Lobster for breakfast, followed by fresh lobster ceviche for lunch.
Wishing we had a larger water bottle (20L can only go so far) we packed up the truck, found our way back to the main road and rolled slowly back towards civilization.
We never did find out what the name of the little bay was. We should probably just look on a map, but whenever anyone asks us, we just tell them it was ‘Elephant Bay’.
* Tarantula hawks are quite possibly the most terrifying creature in the world. According to Wikipedia (which only lies occasionally)—The female tarantula hawk uses her sting to paralyse a tarantula. This tarantula then becomes a living incubator for the baby tarantula hawk. This horrifying alien death larvae works its way around eating the internal organs of the tarantula, saving the vital organs for last.
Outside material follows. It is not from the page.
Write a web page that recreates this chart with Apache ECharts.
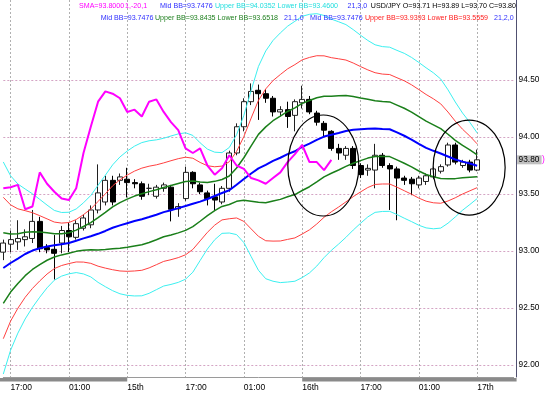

Thus, the poor paralysed tarantula is alive for as long as possible during this ordeal. Only Mother Nature or the director of ‘Saw‘ could come up with something that unpleasant.
As an added bonus, according to Justin O. Schmidt (a crazy man who went around categorizing the pain levels associated with the stings of various critters) the tarantula hawk ranks second only to the bullet ant. He is quoted on Wikipedia describing the result of a tarantula hawk sting as “…immediate, excruciating pain that simply shuts down one’s ability to do anything, except, perhaps, scream. Mental discipline simply does not work in these situations.”
Also. Just incase you haven’t realised, this means that for every tarantula hawk, there was at some point at least one tarantula.